The parallelization for the fix works best if electrode atoms are evenly
distributed across processors. For a system with two electrodes at the bottom
and top of the cell this can be achieved with *processors * * 2*, or with the
line

.. code-block:: LAMMPS

   if "$(extract_setting(world_size) % 2) == 0" then "processors * * 2"

which avoids an error if the script is run on an odd number of
processors (such as on just one processor for testing).
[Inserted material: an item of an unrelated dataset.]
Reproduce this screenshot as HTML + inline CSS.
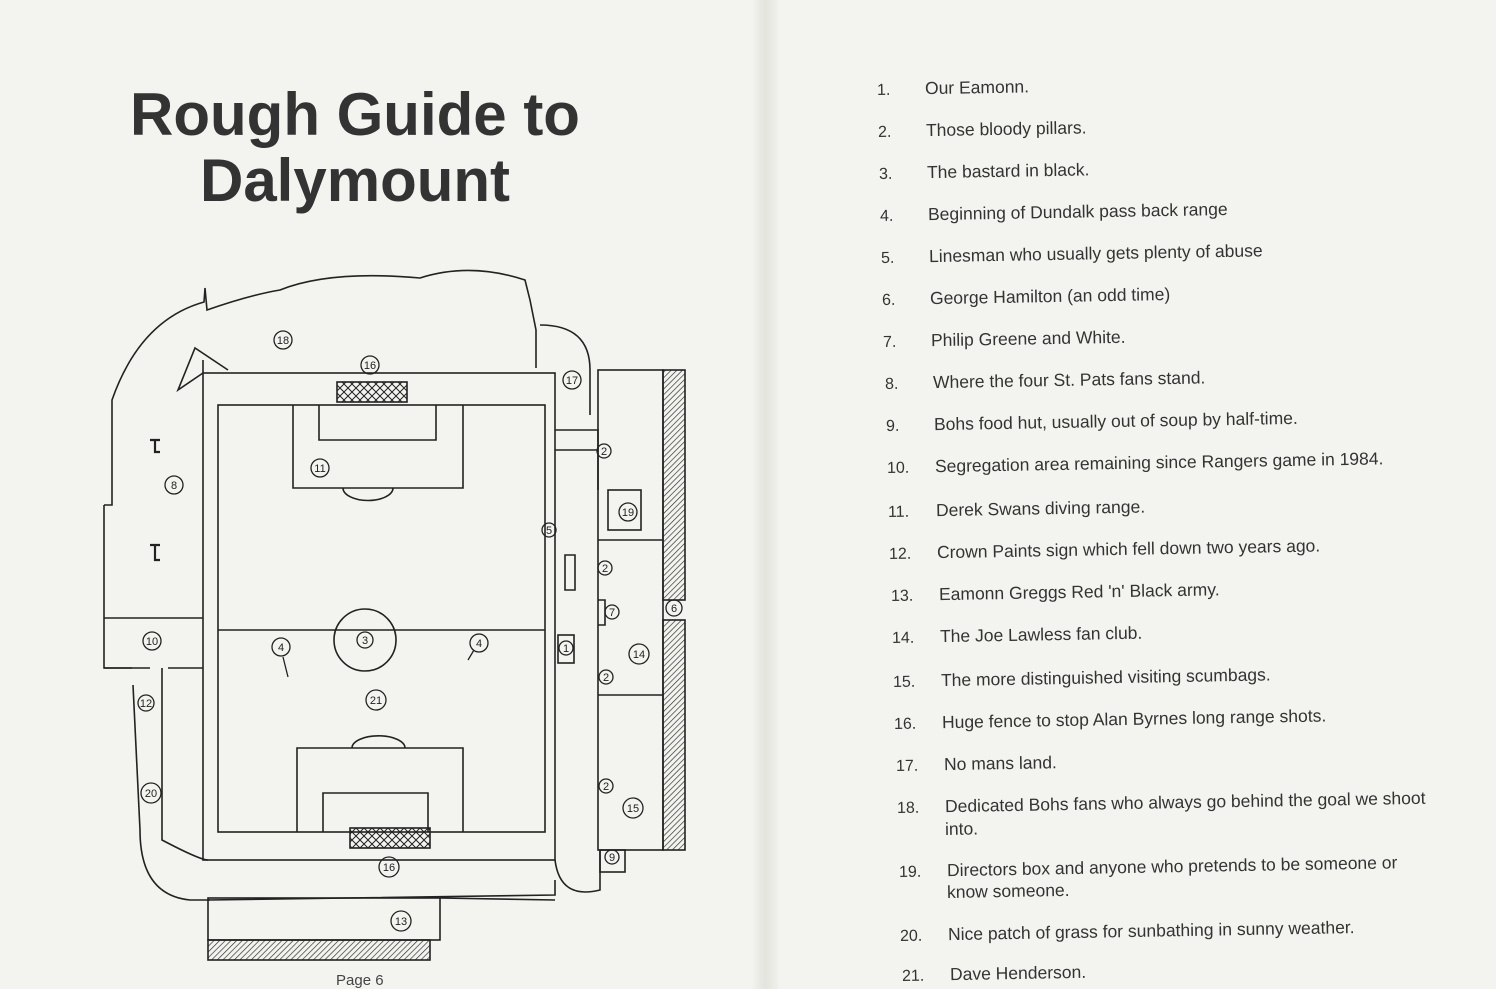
<!DOCTYPE html>
<html><head><meta charset="utf-8"><style>
html,body{margin:0;padding:0;width:1496px;height:989px;overflow:hidden;background:#f3f3ef;}
.t{position:absolute;font-family:"Liberation Sans",Arial,sans-serif;color:#222;}
.title{font-size:60px;font-weight:bold;color:#333;left:0;width:710px;text-align:center;}
.li{position:absolute;font-family:"Liberation Sans",Arial,sans-serif;font-size:17.5px;color:#333;transform:rotate(-1deg);transform-origin:left center;white-space:nowrap;}
.li span{display:inline-block;width:48px;font-size:16px;}
</style></head><body>
<div style="position:absolute;left:752px;top:0;width:26px;height:989px;background:linear-gradient(90deg,#f3f3ef,#e4e4de 50%,#f0f0ea);"></div>
<div class="t title" style="top:80px;">Rough Guide to</div>
<div class="t title" style="top:146px;">Dalymount</div>
<div class="t" style="left:336px;top:972px;font-size:15px;color:#444;">Page 6</div>

<svg width="1496" height="989" style="position:absolute;left:0;top:0" fill="none" stroke="#222" stroke-width="1.6" font-family="Liberation Sans, Arial, sans-serif">
<defs>
<pattern id="x" width="8" height="8" patternUnits="userSpaceOnUse"><path d="M0 0L8 8M8 0L0 8" stroke="#222" stroke-width="1"/></pattern>
<pattern id="h" width="4" height="4" patternUnits="userSpaceOnUse" patternTransform="rotate(45)"><path d="M0 0V4" stroke="#333" stroke-width="1.4"/></pattern>
</defs>
<path d="M203 373 L178 390 L195 348 L228 370 M203 373 L203 360 M104 505 L104 668 L132 668 M104 505 L112 505 L112 400 Q140 320 204 302 L205 288 L207 310 Q250 295 280 290 Q330 270 420 278 Q470 262 525 280 L530 300 L536 330 L536 368 M540 325 Q590 325 590 370 L590 415"/>
<path d="M104 618 L203 618 M104 668 L150 668 M168 668 L203 668 M162 668 L162 840 Q200 860 208 860"/>
<path d="M133 685 L140 830 Q140 895 190 900 L210 900"/>
<rect x="203" y="373" width="352" height="487"/>
<rect x="218" y="405" width="327" height="427"/>
<line x1="218" y1="630" x2="545" y2="630"/>
<ellipse cx="365" cy="640" rx="31" ry="31"/>
<path d="M293 405V488H463V405 M319 405V440H436V405"/>
<path d="M343 488 A24 12 0 0 0 393 488"/>
<path d="M297 832V748H463V832 M323 832V793H428V832"/>
<path d="M352 748 A26 12 0 0 1 405 748"/>
<rect x="337" y="382" width="70" height="20" fill="url(#x)"/>
<rect x="350" y="828" width="80" height="20" fill="url(#x)"/>
<path d="M555 430H598V490 M555 450H598 M555 860 Q560 900 600 890V850 M565 555V590H575V555Z"/>
<rect x="558" y="635" width="16" height="28"/>
<rect x="598" y="370" width="65" height="480"/>
<rect x="663" y="370" width="22" height="230" fill="url(#h)"/>
<rect x="663" y="620" width="22" height="230" fill="url(#h)"/>
<path d="M598 540H663 M598 695H663 M598 600H605V625H598"/>
<rect x="608" y="490" width="33" height="40"/>
<rect x="600" y="850" width="25" height="22"/>
<path d="M208 900 L555 895 L555 880 M440 898 L555 900"/>
<rect x="208" y="898" width="232" height="42"/>
<rect x="208" y="940" width="222" height="20" fill="url(#h)"/>
<path d="M150 440H160M155 440V452H160 M150 545H160M155 545V560H160" stroke-width="2.2"/>
<g font-size="11" stroke-width="1.3" text-anchor="middle">
<g><circle cx="283" cy="340" r="9"/><text x="283" y="344" fill="#222" stroke="none">18</text></g>
<g><circle cx="370" cy="365" r="9"/><text x="370" y="369" fill="#222" stroke="none">16</text></g>
<g><circle cx="572" cy="380" r="9"/><text x="572" y="384" fill="#222" stroke="none">17</text></g>
<g><circle cx="320" cy="468" r="9"/><text x="320" y="472" fill="#222" stroke="none">11</text></g>
<g><circle cx="174" cy="485" r="9"/><text x="174" y="489" fill="#222" stroke="none">8</text></g>
<g><circle cx="604" cy="451" r="7"/><text x="604" y="455" fill="#222" stroke="none">2</text></g>
<g><circle cx="628" cy="512" r="9"/><text x="628" y="516" fill="#222" stroke="none">19</text></g>
<g><circle cx="549" cy="530" r="7"/><text x="549" y="534" fill="#222" stroke="none">5</text></g>
<g><circle cx="605" cy="568" r="7"/><text x="605" y="572" fill="#222" stroke="none">2</text></g>
<g><circle cx="612" cy="612" r="7"/><text x="612" y="616" fill="#222" stroke="none">7</text></g>
<g><circle cx="674" cy="608" r="8"/><text x="674" y="612" fill="#222" stroke="none">6</text></g>
<g><circle cx="152" cy="641" r="9"/><text x="152" y="645" fill="#222" stroke="none">10</text></g>
<g><circle cx="365" cy="640" r="8"/><text x="365" y="644" fill="#222" stroke="none">3</text></g>
<g><circle cx="281" cy="647" r="9"/><text x="281" y="651" fill="#222" stroke="none">4</text></g>
<g><circle cx="479" cy="643" r="9"/><text x="479" y="647" fill="#222" stroke="none">4</text></g>
<g><circle cx="566" cy="648" r="7"/><text x="566" y="652" fill="#222" stroke="none">1</text></g>
<g><circle cx="639" cy="654" r="10"/><text x="639" y="658" fill="#222" stroke="none">14</text></g>
<g><circle cx="606" cy="677" r="7"/><text x="606" y="681" fill="#222" stroke="none">2</text></g>
<g><circle cx="376" cy="700" r="10"/><text x="376" y="704" fill="#222" stroke="none">21</text></g>
<g><circle cx="146" cy="703" r="8"/><text x="146" y="707" fill="#222" stroke="none">12</text></g>
<g><circle cx="151" cy="793" r="10"/><text x="151" y="797" fill="#222" stroke="none">20</text></g>
<g><circle cx="606" cy="786" r="7"/><text x="606" y="790" fill="#222" stroke="none">2</text></g>
<g><circle cx="633" cy="808" r="10"/><text x="633" y="812" fill="#222" stroke="none">15</text></g>
<g><circle cx="389" cy="867" r="10"/><text x="389" y="871" fill="#222" stroke="none">16</text></g>
<g><circle cx="612" cy="857" r="7"/><text x="612" y="861" fill="#222" stroke="none">9</text></g>
<g><circle cx="401" cy="921" r="10"/><text x="401" y="925" fill="#222" stroke="none">13</text></g>
</g>
<path d="M283 657L288 677M468 660L474 650" stroke-width="1.3"/>
</svg>

<div class="li" style="left:877px;top:79px"><span>1.</span>Our Eamonn.</div>
<div class="li" style="left:878px;top:121px"><span>2.</span>Those bloody pillars.</div>
<div class="li" style="left:879px;top:163px"><span>3.</span>The bastard in black.</div>
<div class="li" style="left:880px;top:205px"><span>4.</span>Beginning of Dundalk pass back range</div>
<div class="li" style="left:881px;top:247px"><span>5.</span>Linesman who usually gets plenty of abuse</div>
<div class="li" style="left:882px;top:289px"><span>6.</span>George Hamilton (an odd time)</div>
<div class="li" style="left:883px;top:331px"><span>7.</span>Philip Greene and White.</div>
<div class="li" style="left:885px;top:373px"><span>8.</span>Where the four St. Pats fans stand.</div>
<div class="li" style="left:886px;top:415px"><span>9.</span>Bohs food hut, usually out of soup by half-time.</div>
<div class="li" style="left:887px;top:457px"><span>10.</span>Segregation area remaining since Rangers game in 1984.</div>
<div class="li" style="left:888px;top:501px"><span>11.</span>Derek Swans diving range.</div>
<div class="li" style="left:889px;top:543px"><span>12.</span>Crown Paints sign which fell down two years ago.</div>
<div class="li" style="left:891px;top:585px"><span>13.</span>Eamonn Greggs Red 'n' Black army.</div>
<div class="li" style="left:892px;top:627px"><span>14.</span>The Joe Lawless fan club.</div>
<div class="li" style="left:893px;top:671px"><span>15.</span>The more distinguished visiting scumbags.</div>
<div class="li" style="left:894px;top:713px"><span>16.</span>Huge fence to stop Alan Byrnes long range shots.</div>
<div class="li" style="left:896px;top:755px"><span>17.</span>No mans land.</div>
<div class="li" style="left:897px;top:797px"><span>18.</span>Dedicated Bohs fans who always go behind the goal we shoot</div>
<div class="li" style="left:945px;top:819px">into.</div>
<div class="li" style="left:899px;top:861px"><span>19.</span>Directors box and anyone who pretends to be someone or</div>
<div class="li" style="left:947px;top:882px">know someone.</div>
<div class="li" style="left:900px;top:925px"><span>20.</span>Nice patch of grass for sunbathing in sunny weather.</div>
<div class="li" style="left:902px;top:965px"><span>21.</span>Dave Henderson.</div>
</body></html>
The fix creates an additional group named *[fix-ID]_group* which is the
union of all electrode groups supplied to LAMMPS. This additional group
counts towards LAMMPS's limitation on the total number of groups
(currently 32), which may not allow scripts that use that many groups to
run with this fix.

The matrix-based algorithms (*algo mat_inv* and *algo mat_cg*) currently
store an interaction matrix (either elastance or capacitance) of *N* by
*N* doubles for each MPI process. This memory requirement may be
prohibitive for large electrode groups.  The fix will issue a warning if
it expects to use more than 0.5 GiB of memory.

Default
"""""""

The default keyword-option settings are *algo mat_inv*, *symm off*,
*etypes off* and *ffield off*.

----------

.. include:: accel_styles.rst

----------

.. _Siepmann:

**(Siepmann)** Siepmann and Sprik, J. Chem. Phys. 102, 511 (1995).

.. _Reed3:

**(Reed)** Reed *et al.*, J. Chem. Phys. 126, 084704 (2007).

.. _Deissenbeck:

**(Deissenbeck)** Deissenbeck *et al.*, Phys. Rev. Letters 126, 136803 (2021).

.. _Gingrich:

**(Gingrich)** Gingrich, `MSc thesis` <https://gingrich.chem.northwestern.edu/papers/ThesiswCorrections.pdf>` (2010).

.. _Ahrens-Iwers:

**(Ahrens-Iwers)** Ahrens-Iwers and Meissner, J. Chem. Phys. 155, 104104 (2021).

.. _Hu:

**(Hu)** Hu, J. Chem. Theory Comput. 10, 5254 (2014).

.. _Dufils:

**(Dufils)** Dufils *et al.*, Phys. Rev. Letters 123, 195501 (2019).

.. _Tee:

**(Tee)** Tee and Searles, J. Chem. Phys. 156, 184101 (2022).

.. _Scalfi:

**(Scalfi)** Scalfi *et al.*, J. Chem. Phys., 153, 174704 (2020).

.. _Ahrens-Iwers2:

**(Ahrens-Iwers2022)** Ahrens-Iwers *et al.*, J. Chem. Phys. 157, 084801 (2022).